→ Data provided:
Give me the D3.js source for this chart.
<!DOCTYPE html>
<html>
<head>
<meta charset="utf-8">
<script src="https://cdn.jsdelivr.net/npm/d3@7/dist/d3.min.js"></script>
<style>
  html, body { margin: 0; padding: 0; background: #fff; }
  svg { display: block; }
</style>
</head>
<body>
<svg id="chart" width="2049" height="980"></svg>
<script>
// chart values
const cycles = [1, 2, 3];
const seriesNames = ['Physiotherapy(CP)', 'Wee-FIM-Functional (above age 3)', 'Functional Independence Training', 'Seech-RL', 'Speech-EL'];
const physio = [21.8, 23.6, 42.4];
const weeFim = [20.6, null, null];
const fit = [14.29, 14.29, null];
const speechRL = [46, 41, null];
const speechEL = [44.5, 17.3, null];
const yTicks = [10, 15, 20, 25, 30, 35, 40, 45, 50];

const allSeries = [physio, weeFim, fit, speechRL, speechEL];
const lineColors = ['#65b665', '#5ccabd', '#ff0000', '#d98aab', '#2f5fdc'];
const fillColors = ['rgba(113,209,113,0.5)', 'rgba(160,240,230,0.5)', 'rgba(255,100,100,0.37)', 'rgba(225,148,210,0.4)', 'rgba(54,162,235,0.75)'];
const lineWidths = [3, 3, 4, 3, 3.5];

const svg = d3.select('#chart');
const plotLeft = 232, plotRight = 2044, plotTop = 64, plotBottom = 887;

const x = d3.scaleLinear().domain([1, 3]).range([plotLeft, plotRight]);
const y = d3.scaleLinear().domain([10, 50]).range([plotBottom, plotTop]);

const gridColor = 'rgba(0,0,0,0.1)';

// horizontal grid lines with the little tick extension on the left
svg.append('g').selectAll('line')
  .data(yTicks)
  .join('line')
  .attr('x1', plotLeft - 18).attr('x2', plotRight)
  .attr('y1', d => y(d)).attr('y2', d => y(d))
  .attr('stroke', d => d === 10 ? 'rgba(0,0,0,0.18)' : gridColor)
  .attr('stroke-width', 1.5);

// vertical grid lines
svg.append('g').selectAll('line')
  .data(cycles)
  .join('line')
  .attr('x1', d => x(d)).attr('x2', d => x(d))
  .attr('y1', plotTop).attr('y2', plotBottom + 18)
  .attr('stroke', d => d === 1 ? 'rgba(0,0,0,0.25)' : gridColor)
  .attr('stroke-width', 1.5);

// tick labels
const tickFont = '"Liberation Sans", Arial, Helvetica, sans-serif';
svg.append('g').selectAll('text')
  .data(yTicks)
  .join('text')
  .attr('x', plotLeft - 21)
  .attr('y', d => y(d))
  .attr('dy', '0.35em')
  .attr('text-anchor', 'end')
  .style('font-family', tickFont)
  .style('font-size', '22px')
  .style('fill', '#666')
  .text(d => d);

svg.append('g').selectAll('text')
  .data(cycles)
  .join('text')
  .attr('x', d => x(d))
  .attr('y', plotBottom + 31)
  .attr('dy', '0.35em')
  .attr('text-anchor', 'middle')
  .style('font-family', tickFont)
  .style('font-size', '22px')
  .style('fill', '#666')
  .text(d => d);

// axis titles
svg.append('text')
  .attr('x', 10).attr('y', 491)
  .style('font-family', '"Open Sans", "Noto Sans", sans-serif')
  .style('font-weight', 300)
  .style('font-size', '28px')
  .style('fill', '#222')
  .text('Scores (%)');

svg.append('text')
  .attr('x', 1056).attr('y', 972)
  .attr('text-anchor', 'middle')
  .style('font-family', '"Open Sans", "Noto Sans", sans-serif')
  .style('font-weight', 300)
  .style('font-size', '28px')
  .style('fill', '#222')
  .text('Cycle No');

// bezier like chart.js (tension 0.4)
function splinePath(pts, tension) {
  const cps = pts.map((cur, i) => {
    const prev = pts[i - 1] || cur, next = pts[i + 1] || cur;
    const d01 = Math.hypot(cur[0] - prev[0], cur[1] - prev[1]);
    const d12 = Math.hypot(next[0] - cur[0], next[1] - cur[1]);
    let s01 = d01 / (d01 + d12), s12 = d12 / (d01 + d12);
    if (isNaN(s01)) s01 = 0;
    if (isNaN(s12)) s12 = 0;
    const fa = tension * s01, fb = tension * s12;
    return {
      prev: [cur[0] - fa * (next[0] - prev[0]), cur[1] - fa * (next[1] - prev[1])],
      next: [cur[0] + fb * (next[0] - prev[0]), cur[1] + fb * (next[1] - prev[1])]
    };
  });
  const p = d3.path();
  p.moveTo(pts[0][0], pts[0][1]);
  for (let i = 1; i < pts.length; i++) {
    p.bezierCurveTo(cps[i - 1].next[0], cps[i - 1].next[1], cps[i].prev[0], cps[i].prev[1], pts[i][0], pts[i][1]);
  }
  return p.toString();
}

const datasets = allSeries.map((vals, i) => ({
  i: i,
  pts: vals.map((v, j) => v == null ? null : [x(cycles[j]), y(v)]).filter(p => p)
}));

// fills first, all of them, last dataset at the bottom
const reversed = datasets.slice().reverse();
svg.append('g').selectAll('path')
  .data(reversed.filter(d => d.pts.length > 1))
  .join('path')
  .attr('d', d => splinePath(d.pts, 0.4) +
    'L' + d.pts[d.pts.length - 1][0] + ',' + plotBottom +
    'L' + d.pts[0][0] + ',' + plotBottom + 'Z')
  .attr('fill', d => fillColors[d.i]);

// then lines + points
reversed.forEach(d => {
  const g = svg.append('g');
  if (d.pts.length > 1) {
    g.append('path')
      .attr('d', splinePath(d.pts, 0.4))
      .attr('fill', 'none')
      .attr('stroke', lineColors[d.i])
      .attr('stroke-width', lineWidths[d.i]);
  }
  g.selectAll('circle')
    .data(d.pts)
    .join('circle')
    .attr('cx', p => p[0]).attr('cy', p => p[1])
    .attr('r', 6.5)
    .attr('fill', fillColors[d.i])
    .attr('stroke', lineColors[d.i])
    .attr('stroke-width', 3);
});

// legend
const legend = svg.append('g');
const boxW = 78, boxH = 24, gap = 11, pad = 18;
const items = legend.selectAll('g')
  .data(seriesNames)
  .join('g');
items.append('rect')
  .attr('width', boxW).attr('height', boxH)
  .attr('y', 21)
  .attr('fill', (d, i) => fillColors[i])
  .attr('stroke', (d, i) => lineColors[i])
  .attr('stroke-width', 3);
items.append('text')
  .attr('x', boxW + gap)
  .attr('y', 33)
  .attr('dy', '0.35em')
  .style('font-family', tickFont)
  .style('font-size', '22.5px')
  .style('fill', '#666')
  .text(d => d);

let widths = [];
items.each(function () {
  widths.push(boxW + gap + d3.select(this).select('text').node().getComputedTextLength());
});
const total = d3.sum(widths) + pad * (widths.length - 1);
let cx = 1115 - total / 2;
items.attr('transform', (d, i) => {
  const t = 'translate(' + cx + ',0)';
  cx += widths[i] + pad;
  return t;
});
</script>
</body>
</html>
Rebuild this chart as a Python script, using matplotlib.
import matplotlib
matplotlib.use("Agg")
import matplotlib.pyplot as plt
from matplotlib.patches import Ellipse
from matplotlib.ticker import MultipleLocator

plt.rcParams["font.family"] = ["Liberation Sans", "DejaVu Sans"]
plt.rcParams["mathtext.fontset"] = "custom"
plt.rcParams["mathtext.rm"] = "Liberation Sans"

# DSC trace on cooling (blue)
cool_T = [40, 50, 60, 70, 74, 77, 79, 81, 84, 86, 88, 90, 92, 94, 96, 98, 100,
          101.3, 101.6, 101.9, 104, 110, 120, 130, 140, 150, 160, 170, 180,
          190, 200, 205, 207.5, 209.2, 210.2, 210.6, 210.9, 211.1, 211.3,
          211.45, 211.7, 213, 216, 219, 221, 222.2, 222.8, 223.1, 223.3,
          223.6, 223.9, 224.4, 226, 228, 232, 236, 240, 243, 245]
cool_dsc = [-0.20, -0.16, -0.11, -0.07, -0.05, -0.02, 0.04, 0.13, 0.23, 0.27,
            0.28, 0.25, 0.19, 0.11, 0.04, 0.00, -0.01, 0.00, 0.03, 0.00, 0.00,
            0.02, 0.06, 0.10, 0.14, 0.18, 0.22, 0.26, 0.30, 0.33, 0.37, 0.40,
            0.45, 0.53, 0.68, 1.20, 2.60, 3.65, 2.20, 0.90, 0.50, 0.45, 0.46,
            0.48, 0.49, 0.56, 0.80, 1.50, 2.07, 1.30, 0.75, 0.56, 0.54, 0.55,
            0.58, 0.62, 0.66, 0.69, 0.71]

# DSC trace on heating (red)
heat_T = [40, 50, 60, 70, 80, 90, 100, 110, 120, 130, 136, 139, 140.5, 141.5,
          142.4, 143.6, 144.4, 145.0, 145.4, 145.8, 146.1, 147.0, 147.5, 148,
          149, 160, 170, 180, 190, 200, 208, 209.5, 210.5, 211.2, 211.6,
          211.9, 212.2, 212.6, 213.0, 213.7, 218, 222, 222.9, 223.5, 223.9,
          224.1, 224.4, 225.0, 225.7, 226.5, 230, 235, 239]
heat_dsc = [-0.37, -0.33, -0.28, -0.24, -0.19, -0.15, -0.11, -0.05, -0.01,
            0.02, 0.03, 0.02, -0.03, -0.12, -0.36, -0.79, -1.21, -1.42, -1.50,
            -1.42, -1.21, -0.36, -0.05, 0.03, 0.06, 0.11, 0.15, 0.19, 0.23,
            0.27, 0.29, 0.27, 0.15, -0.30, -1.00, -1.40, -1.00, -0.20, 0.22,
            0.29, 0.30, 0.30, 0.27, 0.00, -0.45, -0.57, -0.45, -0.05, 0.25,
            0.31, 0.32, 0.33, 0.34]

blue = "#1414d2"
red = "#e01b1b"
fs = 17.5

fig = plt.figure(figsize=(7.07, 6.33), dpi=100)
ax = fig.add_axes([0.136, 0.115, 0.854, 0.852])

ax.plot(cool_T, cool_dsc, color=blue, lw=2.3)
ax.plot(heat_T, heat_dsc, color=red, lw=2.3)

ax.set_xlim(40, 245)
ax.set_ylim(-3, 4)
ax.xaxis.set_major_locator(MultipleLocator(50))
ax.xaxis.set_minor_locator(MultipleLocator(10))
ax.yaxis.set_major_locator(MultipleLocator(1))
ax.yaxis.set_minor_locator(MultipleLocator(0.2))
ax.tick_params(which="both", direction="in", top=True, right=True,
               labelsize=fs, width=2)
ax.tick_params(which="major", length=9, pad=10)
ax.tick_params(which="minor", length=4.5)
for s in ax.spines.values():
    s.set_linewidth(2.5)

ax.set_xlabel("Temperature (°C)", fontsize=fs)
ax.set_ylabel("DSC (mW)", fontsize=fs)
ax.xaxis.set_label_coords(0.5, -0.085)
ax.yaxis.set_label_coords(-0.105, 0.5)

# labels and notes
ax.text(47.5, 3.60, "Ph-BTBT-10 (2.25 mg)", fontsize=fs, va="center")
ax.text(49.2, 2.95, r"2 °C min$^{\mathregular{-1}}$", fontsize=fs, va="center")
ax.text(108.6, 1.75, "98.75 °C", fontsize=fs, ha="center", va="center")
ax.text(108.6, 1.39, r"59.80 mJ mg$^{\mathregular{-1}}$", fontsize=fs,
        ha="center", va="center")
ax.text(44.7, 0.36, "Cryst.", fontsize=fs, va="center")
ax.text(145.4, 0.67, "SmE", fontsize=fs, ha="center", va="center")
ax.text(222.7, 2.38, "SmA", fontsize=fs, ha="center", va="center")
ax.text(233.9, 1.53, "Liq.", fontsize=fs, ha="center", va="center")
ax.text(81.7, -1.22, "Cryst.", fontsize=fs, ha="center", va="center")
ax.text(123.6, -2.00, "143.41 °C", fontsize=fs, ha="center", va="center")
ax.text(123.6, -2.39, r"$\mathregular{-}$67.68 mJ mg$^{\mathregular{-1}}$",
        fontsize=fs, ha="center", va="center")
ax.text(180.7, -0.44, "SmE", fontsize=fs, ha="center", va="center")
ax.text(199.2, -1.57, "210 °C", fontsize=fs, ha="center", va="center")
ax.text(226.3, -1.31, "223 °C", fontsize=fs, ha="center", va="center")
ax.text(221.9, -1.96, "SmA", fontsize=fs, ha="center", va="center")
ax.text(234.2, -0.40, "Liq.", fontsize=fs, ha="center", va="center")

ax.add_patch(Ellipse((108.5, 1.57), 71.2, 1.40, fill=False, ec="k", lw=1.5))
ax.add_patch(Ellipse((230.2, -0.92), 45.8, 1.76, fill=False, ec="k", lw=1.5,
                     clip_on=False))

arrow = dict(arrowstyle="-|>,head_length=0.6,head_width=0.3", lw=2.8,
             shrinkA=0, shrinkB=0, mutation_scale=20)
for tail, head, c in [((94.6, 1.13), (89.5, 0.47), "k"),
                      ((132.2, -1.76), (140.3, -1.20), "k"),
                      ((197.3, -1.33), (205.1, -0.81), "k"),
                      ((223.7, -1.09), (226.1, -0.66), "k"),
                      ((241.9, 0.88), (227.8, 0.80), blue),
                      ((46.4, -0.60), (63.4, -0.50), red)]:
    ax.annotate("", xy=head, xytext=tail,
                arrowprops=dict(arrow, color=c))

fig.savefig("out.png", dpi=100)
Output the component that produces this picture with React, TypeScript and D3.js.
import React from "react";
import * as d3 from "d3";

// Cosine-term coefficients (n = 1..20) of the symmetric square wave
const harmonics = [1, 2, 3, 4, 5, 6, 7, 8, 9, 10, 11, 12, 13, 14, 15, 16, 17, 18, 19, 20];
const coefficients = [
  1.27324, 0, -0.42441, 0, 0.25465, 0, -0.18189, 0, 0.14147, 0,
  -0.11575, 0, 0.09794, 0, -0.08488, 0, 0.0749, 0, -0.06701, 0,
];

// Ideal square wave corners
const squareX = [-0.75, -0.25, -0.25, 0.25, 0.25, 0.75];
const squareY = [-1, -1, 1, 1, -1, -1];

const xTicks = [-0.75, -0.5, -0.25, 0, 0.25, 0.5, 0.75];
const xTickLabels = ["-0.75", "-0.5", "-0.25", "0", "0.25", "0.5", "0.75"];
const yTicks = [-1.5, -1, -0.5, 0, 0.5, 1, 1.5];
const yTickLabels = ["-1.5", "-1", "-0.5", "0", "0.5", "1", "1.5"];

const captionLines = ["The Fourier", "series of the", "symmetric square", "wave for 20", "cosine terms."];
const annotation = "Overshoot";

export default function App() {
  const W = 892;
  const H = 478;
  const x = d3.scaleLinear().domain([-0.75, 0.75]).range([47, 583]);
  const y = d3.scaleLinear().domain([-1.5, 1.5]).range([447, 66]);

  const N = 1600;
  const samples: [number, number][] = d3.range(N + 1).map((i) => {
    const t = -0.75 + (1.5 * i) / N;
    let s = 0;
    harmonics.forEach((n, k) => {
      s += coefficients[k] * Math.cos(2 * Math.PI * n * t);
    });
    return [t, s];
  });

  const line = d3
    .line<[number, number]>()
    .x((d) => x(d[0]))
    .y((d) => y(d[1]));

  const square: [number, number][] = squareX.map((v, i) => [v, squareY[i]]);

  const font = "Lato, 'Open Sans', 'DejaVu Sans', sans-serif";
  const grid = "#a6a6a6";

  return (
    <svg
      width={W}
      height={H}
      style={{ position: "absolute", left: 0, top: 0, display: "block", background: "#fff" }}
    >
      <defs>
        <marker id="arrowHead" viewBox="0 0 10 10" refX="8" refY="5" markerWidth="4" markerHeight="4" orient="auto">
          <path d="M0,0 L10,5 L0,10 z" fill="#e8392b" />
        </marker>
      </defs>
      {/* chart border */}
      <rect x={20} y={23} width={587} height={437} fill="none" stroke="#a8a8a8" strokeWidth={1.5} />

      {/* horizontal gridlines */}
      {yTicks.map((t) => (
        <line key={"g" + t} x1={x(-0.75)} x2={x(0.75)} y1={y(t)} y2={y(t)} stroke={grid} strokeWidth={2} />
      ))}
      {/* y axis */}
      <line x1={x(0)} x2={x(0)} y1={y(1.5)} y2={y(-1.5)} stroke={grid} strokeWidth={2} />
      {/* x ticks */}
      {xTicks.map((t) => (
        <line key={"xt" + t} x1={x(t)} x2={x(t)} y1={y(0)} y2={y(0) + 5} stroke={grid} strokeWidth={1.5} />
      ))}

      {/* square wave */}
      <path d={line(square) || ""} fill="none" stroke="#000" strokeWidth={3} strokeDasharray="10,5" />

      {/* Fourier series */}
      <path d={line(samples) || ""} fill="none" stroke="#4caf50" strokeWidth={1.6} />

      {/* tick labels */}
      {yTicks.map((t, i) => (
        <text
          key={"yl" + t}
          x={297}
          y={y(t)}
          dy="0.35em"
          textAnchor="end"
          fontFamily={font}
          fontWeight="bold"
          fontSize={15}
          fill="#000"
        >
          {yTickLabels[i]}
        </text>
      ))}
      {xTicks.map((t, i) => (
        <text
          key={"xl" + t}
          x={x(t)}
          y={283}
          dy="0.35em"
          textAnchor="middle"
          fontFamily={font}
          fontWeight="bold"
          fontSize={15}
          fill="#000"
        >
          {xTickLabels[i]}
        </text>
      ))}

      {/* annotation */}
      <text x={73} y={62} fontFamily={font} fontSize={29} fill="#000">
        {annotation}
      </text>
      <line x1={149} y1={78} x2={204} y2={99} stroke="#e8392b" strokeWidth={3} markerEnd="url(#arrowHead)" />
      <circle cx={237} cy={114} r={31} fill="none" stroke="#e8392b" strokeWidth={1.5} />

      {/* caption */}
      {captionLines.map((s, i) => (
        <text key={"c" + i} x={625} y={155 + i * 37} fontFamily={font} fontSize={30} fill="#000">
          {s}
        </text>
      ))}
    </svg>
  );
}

→ Directions for this task:
Only lines with "chart" are wanted here; list each of them.

→ Output for this exercise:
Give me the D3.js source for this chart.
<svg id="chart" width="2049" height="980"></svg>
// chart values
const svg = d3.select('#chart');
// bezier like chart.js (tension 0.4)
Rebuild this chart as a Python script, using matplotlib.
      {/* chart border */}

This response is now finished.